The cynics, of course, will say that bad actors will do bad things with all that open data. But here’s the thing about the open web: bad actors will do bad things, regardless… The flip side of worries about bad actors is that we underestimate the number of good actors doing the right thing.

Bad people will do bad things, but by asserting a social and ethical framework for the use of digital cultural collections we strengthen the resolve and commitment of those who want to do right.

Already there are examples in the work of the Local Contexts project which is developing a series of licenses and labels to guide use of traditional knowledge and cultural materials. Similarly, Creative Commons Aotearoa New Zealand have been developing an Indigenous Knowledge Notice to educate the public about what constitutes appropriate use.

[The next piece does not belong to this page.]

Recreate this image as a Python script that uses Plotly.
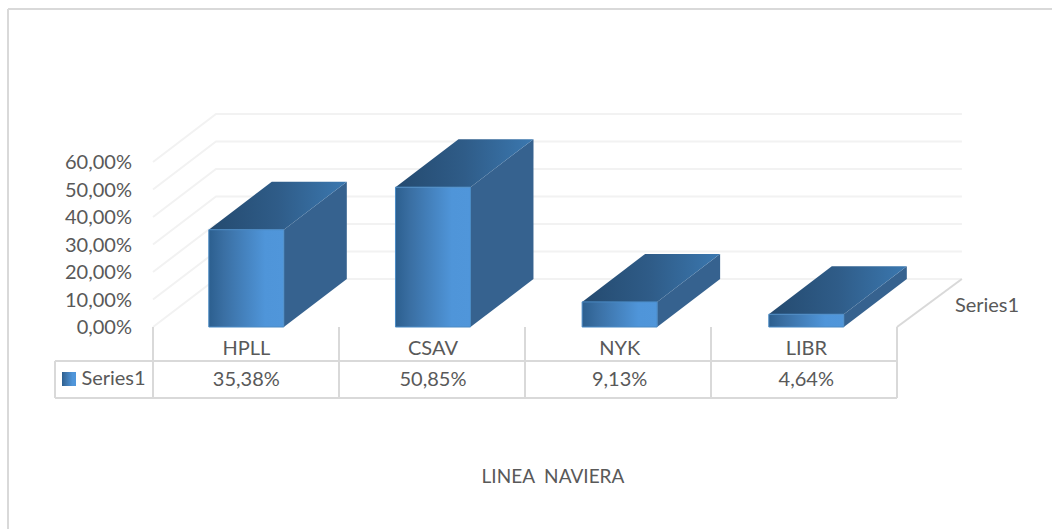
import plotly.graph_objects as go

categories = ["HPLL", "CSAV", "NYK", "LIBR"]
values = [35.38, 50.85, 9.13, 4.64]
value_labels = ["35,38%", "50,85%", "9,13%", "4,64%"]
y_ticks = [0, 10, 20, 30, 40, 50, 60]
y_tick_labels = ["0,00%", "10,00%", "20,00%", "30,00%", "40,00%", "50,00%", "60,00%"]
series_name = "Series1"
axis_title = "LINEA  NAVIERA"

W, H = 1052, 529
FONT = "Lato"
TXT = "#595959"
FS = 20
CAT_PX = 186.67
X0_PX = 246.3          # pixel of first category centre
Y0_PX = 327.0          # pixel of value 0 on the front plane
PX_PER_UNIT = 2.75


def X(px):
    return (px - X0_PX) / CAT_PX


def Y(py):
    return (Y0_PX - py) / PX_PER_UNIT


DX = 63 / CAT_PX
DY = 48 / PX_PER_UNIT
BAR_W = 75 / CAT_PX
LEFT, RIGHT = X(153), X(897)

fig = go.Figure()


def line(xs, ys, color, width):
    fig.add_trace(go.Scatter(x=xs, y=ys, mode="lines", hoverinfo="skip",
                             line=dict(color=color, width=width)))


def poly(xs, ys, fill=None, grad=None, edge="rgba(0,0,0,0)"):
    kw = dict(fillcolor=fill) if fill else dict(
        fillgradient=dict(type="horizontal", colorscale=grad))
    fig.add_trace(go.Scatter(x=xs + xs[:1], y=ys + ys[:1], mode="lines", fill="toself",
                             hoverinfo="skip", line=dict(color=edge, width=1), **kw))


def label(px, py, text, size=FS):
    fig.add_trace(go.Scatter(x=[X(px)], y=[Y(py)], text=[text], mode="text", hoverinfo="skip",
                             textfont=dict(family=FONT, size=size, color=TXT)))


# walls: gridlines on the left wall and back wall
GRID = "#f2f2f2"
for t in y_ticks:
    line([LEFT, LEFT + DX, RIGHT + DX + 0.01], [t, t + DY, t + DY], GRID, 2)

# floor edge at the right
line([RIGHT, RIGHT + DX + 0.01], [0, DY], "#d9d9d9", 2)

# bars
FRONT = [[0, "#2c5f8f"], [0.2, "#3a6fa3"], [0.75, "#4f95d9"], [1, "#5096da"]]
TOP = [[0, "#244a6f"], [0.5, "#2f5c88"], [1, "#3b78b0"]]
SIDE = "#36628f"
EDGE = "#4a8ac4"
for i, v in enumerate(values):
    l, r = i - BAR_W / 2, i + BAR_W / 2
    poly([r, r + DX, r + DX, r], [0, DY, v + DY, v], fill=SIDE)
    poly([l, r, r + DX, l + DX], [v, v, v + DY, v + DY], grad=TOP)
    poly([l, r, r, l], [0, 0, v, v], grad=FRONT, edge=EDGE)

# data table
TBL = "#d9d9d9"
ROW1 = Y(361)
ROW2 = Y(398)
TBL_LEFT = X(55)
for k in range(len(categories) + 1):
    vx = LEFT + k * (RIGHT - LEFT) / len(categories)
    line([vx, vx], [0, ROW2], TBL, 2)
line([TBL_LEFT, RIGHT], [ROW1, ROW1], TBL, 2)
line([TBL_LEFT, RIGHT], [ROW2, ROW2], TBL, 2)
line([TBL_LEFT, TBL_LEFT], [ROW1, ROW2], TBL, 2)

fig.add_trace(go.Scatter(x=list(range(len(categories))), y=[Y(381)] * len(categories),
                         text=value_labels, mode="text", hoverinfo="skip",
                         textfont=dict(family=FONT, size=FS, color=TXT)))
label(113.5, 380, series_name)
poly([X(62), X(76), X(76), X(62)], [Y(386), Y(386), Y(372), Y(372)], grad=FRONT)

# depth axis label and axis title
label(987, 307, series_name)
label(553, 478, axis_title, 19)

fig.update_layout(
    width=W, height=H, margin=dict(l=0, r=0, t=0, b=0),
    paper_bgcolor="white", plot_bgcolor="white", showlegend=False,
    xaxis=dict(range=[X(0), X(W)], domain=[0, 1], anchor="free", position=(H - Y0_PX) / H,
               tickmode="array", tickvals=list(range(len(categories))), ticktext=categories,
               showgrid=False, zeroline=False, showline=False, ticks="outside", ticklen=3,
               tickcolor="rgba(0,0,0,0)", tickfont=dict(family=FONT, size=FS, color=TXT)),
    yaxis=dict(range=[Y(H), Y(0)], domain=[0, 1], anchor="free", position=153 / W,
               tickmode="array", tickvals=y_ticks, ticktext=y_tick_labels,
               showgrid=False, zeroline=False, showline=False, ticks="outside", ticklen=17,
               tickcolor="rgba(0,0,0,0)", tickfont=dict(family=FONT, size=FS, color=TXT)),
    shapes=[
        dict(type="line", xref="paper", yref="paper", x0=8 / W, x1=1, y0=1 - 9 / H, y1=1 - 9 / H,
             line=dict(color="#d9d9d9", width=2)),
        dict(type="line", xref="paper", yref="paper", x0=8 / W, x1=8 / W, y0=0, y1=1 - 9 / H,
             line=dict(color="#d9d9d9", width=2)),
    ],
)

fig.write_html("out.html", post_script="document.body.style.margin='0';document.body.style.overflow='hidden';",
               config=dict(displayModeBar=False))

We should remember too that footnotes have always been at the heart of an ethical pact. The Australian historian Tom Griffiths has described footnotes as ‘honest expressions of vulnerability’ — ‘generous signposts to anyone who wants to retrace the path and test the insights’. This ‘professional paraphernalia’ has, he argues, grown out of a series of ethical questions:

To whom are we responsible – to the people in our stories, to our sources, to our informants, to our readers and audiences, to the integrity of the past itself? How do we pay our respects, allow for dissent, accommodate complexity, distinguish between our voice and those of our characters?

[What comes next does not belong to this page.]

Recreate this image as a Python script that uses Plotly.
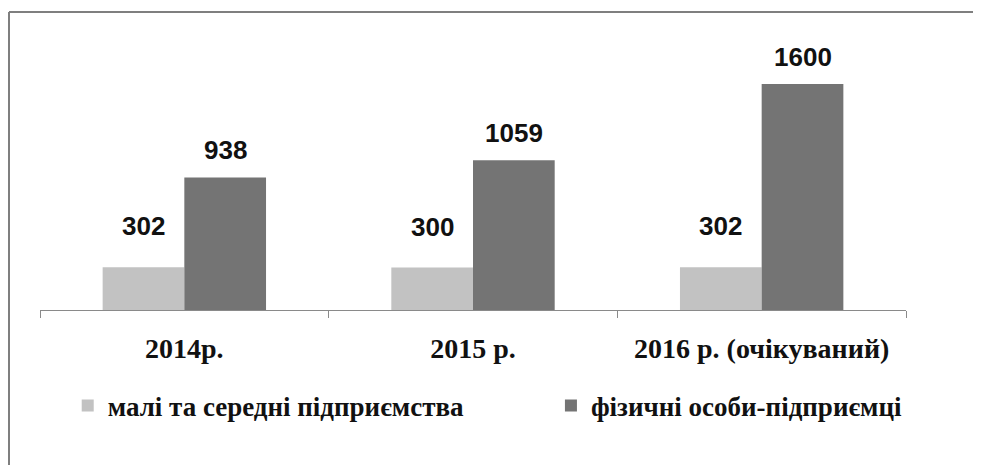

Such questions remain crucial as we consider the relationship between cultural collections and their online users. If we expect people to erect ‘generous signposts’ we have to make our stuff easy to find and share. If we want them to consider their responsibility to the past we should focus on providing trust, confidence, and support, not permission.

Responsibilities

If my wall of faces seems seems familiar, it might be because a few years ago I created something similar called The Real Face of White Australia.

The two walls use different sets of records, but they were constructed in much the same way: I reverse-engineered the National Archives’ online database, downloaded images of digitised files, and used a facial detection script to identify and extract faces.

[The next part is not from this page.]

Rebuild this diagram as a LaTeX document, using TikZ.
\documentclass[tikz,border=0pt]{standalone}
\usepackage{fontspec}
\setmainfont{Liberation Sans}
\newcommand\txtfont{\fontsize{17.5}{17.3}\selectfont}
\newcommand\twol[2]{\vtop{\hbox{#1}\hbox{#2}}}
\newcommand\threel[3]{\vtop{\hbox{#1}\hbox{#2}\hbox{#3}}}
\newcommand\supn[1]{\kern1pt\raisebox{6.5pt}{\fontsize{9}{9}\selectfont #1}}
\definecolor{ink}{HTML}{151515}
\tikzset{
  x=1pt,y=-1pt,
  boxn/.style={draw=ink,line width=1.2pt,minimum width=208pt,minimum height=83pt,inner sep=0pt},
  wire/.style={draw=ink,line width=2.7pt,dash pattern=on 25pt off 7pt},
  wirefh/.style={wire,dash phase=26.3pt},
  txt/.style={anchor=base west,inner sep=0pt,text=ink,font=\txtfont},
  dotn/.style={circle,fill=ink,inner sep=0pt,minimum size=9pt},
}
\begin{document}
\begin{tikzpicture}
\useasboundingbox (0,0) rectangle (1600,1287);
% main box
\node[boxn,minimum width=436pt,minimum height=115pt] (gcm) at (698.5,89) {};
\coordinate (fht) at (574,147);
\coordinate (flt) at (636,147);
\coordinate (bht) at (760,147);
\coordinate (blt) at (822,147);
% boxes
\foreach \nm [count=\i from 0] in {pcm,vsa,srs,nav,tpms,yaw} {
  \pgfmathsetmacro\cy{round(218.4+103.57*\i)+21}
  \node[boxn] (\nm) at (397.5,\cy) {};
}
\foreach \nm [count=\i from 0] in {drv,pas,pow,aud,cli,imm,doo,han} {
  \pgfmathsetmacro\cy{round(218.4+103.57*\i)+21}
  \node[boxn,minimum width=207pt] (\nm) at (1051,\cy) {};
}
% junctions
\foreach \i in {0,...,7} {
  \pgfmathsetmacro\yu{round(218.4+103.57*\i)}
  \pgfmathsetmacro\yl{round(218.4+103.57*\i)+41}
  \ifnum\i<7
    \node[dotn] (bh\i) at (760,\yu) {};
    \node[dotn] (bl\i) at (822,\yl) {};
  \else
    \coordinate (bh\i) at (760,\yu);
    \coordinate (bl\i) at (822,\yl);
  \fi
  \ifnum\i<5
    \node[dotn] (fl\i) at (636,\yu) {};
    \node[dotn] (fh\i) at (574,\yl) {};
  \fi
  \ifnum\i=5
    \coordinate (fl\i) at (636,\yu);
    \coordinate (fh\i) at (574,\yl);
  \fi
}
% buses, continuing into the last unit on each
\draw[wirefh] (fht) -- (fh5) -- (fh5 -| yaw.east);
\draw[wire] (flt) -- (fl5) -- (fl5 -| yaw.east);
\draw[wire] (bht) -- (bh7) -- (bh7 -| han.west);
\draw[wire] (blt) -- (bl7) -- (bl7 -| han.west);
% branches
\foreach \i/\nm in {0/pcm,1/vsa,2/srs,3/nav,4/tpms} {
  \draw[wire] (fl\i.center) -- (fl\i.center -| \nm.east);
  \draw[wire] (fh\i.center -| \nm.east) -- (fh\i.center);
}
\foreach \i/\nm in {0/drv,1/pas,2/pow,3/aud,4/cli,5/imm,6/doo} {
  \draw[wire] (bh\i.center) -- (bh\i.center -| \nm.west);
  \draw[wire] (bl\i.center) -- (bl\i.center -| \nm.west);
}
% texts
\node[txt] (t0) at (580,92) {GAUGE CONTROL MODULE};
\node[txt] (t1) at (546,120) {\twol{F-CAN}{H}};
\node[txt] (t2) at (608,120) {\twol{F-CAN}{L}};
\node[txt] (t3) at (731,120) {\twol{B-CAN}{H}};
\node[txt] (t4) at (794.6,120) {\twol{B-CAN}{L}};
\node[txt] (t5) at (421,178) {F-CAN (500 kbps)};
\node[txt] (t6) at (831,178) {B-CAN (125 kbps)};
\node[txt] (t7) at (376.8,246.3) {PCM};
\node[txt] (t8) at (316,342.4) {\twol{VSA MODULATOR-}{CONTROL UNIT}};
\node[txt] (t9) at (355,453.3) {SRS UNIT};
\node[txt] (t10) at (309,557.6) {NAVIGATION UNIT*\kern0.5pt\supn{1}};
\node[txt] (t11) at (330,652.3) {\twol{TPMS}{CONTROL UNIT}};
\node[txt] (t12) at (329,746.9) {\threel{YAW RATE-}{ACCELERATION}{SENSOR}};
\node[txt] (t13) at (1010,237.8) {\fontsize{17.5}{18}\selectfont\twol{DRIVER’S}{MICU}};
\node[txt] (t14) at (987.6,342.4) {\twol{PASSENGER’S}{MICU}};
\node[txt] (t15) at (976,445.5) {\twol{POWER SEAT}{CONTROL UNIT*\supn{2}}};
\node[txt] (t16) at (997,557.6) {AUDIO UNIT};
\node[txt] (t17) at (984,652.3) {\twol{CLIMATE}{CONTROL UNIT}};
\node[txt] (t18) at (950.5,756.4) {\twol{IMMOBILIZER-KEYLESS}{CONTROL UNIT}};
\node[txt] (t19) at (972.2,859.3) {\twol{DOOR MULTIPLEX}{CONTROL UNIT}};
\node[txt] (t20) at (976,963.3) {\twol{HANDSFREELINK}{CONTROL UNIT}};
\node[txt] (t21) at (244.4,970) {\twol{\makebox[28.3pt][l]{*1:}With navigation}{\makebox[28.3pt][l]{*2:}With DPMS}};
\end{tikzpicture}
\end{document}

The Real Face of White Australia was an experiment, built over the course of a weekend. But its discomfiting power was immediately evident. Where there had been records, there were people — looking at us, challenging us.

My partner Kate Bagnall is a historian of Chinese-Australia and we were working together on a project called Invisible Australians, aimed at liberating the lives of these people from the bureaucracy of the White Australia Policy.

The project was motivated by a strong sense of responsibility — not to the National Archives, not to the records, but to the people themselves.

We often talk about preserving context as if it’s an end in itself; as if context is just a set of attributes to be catalogued and controlled. The exciting, terrifying, wonderful thing about the wild, wild web is how it upsets our notions of relevance and meaning. Historic newspapers can find their way into contemporary debates. Century-old illustrations can be remade as art. Twitter bots can inspire conversations with collections. The people buried inside a recordkeeping system can be brought at last to the surface. Contexts are unstable, shifting. And through that instability we can glimpse other worlds, we can imagine alternatives, we can build something new.

What’s important is not training users to understand the context of our collections, but helping them explore and understand their responsibilities to the pasts those collections represent.

Let’s remove technical barriers, minimise legal restrictions, and trust in the good will of our audiences. Instead of building shrines to our descriptive methodologies, let’s create systems that provide stable shareable anchors, that connect, but don’t constrain.

Contexts will flow and mingle, some will fade and some will burn. Contexts will survive not because we demand it in our terms of service, or embed them in our interfaces, but because they capture something that matters.

The ways we find and use cultural collections will continue to change, but questions about responsibility, value, and meaning will remain.